From the first line of the listing below to the line with "from bokeh.resources import INLINE", print each line exactly, and nothing more. Leave out the pictures.
* BEGIN Dataset extract *
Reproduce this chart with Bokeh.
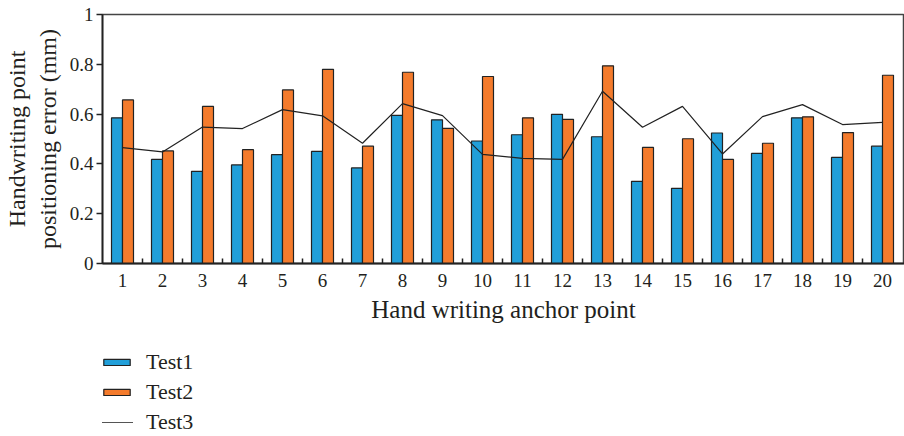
from bokeh.plotting import figure
from bokeh.layouts import column
from bokeh.models import ColumnDataSource, FixedTicker, Legend, LegendItem, Range1d
from bokeh.transform import dodge
from bokeh.embed import file_html
from bokeh.resources import INLINE

points = list(range(1, 21))
tick_labels = [str(i) for i in points]
test1 = [0.585, 0.418, 0.370, 0.396, 0.437, 0.450, 0.384, 0.595, 0.577, 0.492,
         0.517, 0.599, 0.509, 0.330, 0.302, 0.524, 0.442, 0.585, 0.426, 0.471]
test2 = [0.657, 0.452, 0.631, 0.457, 0.697, 0.780, 0.471, 0.768, 0.543, 0.751,
         0.585, 0.579, 0.794, 0.466, 0.501, 0.418, 0.483, 0.589, 0.526, 0.756]
test3 = [0.465, 0.448, 0.548, 0.542, 0.618, 0.593, 0.483, 0.642, 0.594, 0.438,
         0.422, 0.418, 0.692, 0.547, 0.631, 0.440, 0.590, 0.638, 0.558, 0.567]
y_ticks = [0, 0.2, 0.4, 0.6, 0.8, 1]
series_names = ["Test1", "Test2", "Test3"]

FONT = "Liberation Serif"
TXT = "#231f20"
BLUE = "#219fd9"
ORANGE = "#f47b2c"
EDGE = "#222222"

src = ColumnDataSource(dict(x=points, t1=test1, t2=test2, t3=test3))

H1 = 340
p = figure(width=904, height=H1, output_backend="svg", toolbar_location=None,
           x_range=Range1d(0.5, 20.55), y_range=Range1d(0, 1),
           min_border_left=102, min_border_right=0, min_border_top=14,
           min_border_bottom=H1 - 263)
p.background_fill_color = "white"
p.border_fill_color = "white"
p.xgrid.visible = False
p.ygrid.visible = False
p.outline_line_color = "#444444"
p.outline_line_width = 1.5

bw = 0.275
p.vbar(x=dodge("x", -bw / 2, range=p.x_range), top="t1", width=bw, source=src,
       fill_color=BLUE, line_color=EDGE, line_width=1.2)
p.vbar(x=dodge("x", bw / 2, range=p.x_range), top="t2", width=bw, source=src,
       fill_color=ORANGE, line_color=EDGE, line_width=1.2)
p.line(x="x", y="t3", source=src, line_color=EDGE, line_width=1.2)

# x axis
p.xaxis.ticker = FixedTicker(ticks=points, minor_ticks=[i + 0.5 for i in points[:-1]])
p.xaxis.major_label_overrides = {i: s for i, s in zip(points, tick_labels)}
p.xaxis.major_tick_in = 0
p.xaxis.major_tick_out = 0
p.xaxis.minor_tick_in = 5
p.xaxis.minor_tick_out = 0
p.xaxis.minor_tick_line_color = EDGE
p.xaxis.minor_tick_line_width = 1.5
p.xaxis.axis_line_color = EDGE
p.xaxis.axis_line_width = 1.8
p.xaxis.major_label_standoff = 10
p.xaxis.axis_label = "Hand writing anchor point"
p.xaxis.axis_label_standoff = 6

# y axis
p.yaxis.ticker = FixedTicker(ticks=y_ticks)
p.yaxis.major_label_overrides = {0: "0", 1: "1"}
p.yaxis.major_tick_in = 0
p.yaxis.major_tick_out = 6
p.yaxis.minor_tick_line_color = None
p.yaxis.major_tick_line_color = EDGE
p.yaxis.major_tick_line_width = 1.5
p.yaxis.axis_line_color = EDGE
p.yaxis.axis_line_width = 1.8
p.yaxis.major_label_standoff = 3
p.yaxis.axis_label = "Handwriting point\npositioning error (mm)"
p.yaxis.axis_label_standoff = 6

for ax in (p.xaxis, p.yaxis):
    ax.major_label_text_font = FONT
    ax.major_label_text_font_size = "19px"
    ax.major_label_text_color = TXT
    ax.axis_label_text_font = FONT
    ax.axis_label_text_font_style = "normal"
    ax.axis_label_text_color = TXT
p.xaxis.axis_label_text_font_size = "25px"
p.yaxis.axis_label_text_font_size = "24px"

# legend panel below the chart (its renderers are hidden; only the legend shows)
H2 = 436 - H1
lg = figure(width=904, height=H2, output_backend="svg", toolbar_location=None,
            x_axis_location=None, y_axis_location=None,
            min_border=0, min_border_left=0, min_border_right=0,
            min_border_top=0, min_border_bottom=0,
            x_range=Range1d(100, 101), y_range=Range1d(100, 101))
lg.outline_line_color = None
lg.xgrid.visible = False
lg.ygrid.visible = False
g1 = lg.vbar(x="x", top="t1", width=bw, source=src,
             fill_color=BLUE, line_color=EDGE, line_width=1.2)
g2 = lg.vbar(x="x", top="t2", width=bw, source=src,
             fill_color=ORANGE, line_color=EDGE, line_width=1.2)
g3 = lg.line(x="x", y="t3", source=src, line_color="#555555", line_width=1.2)
for g in (g1, g2, g3):
    g.visible = False

legend = Legend(items=[LegendItem(label=n, renderers=[r])
                       for n, r in zip(series_names, [g1, g2, g3])],
                location=(-2, 1))
legend.border_line_color = None
legend.background_fill_alpha = 0
legend.inactive_fill_alpha = 0
legend.padding = 0
legend.margin = 0
legend.spacing = 4
legend.glyph_width = 33
legend.glyph_height = 8
legend.label_height = 22
legend.label_standoff = 13
legend.label_text_font = FONT
legend.label_text_font_size = "22px"
legend.label_text_color = TXT
lg.add_layout(legend, "center")

layout = column(p, lg, spacing=0)
open("out.html", "w").write(file_html(layout, INLINE))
* END Dataset extract *
• **Response below**
Reproduce this chart with Bokeh.
from bokeh.plotting import figure
from bokeh.layouts import column
from bokeh.models import ColumnDataSource, FixedTicker, Legend, LegendItem, Range1d
from bokeh.transform import dodge
from bokeh.embed import file_html
from bokeh.resources import INLINE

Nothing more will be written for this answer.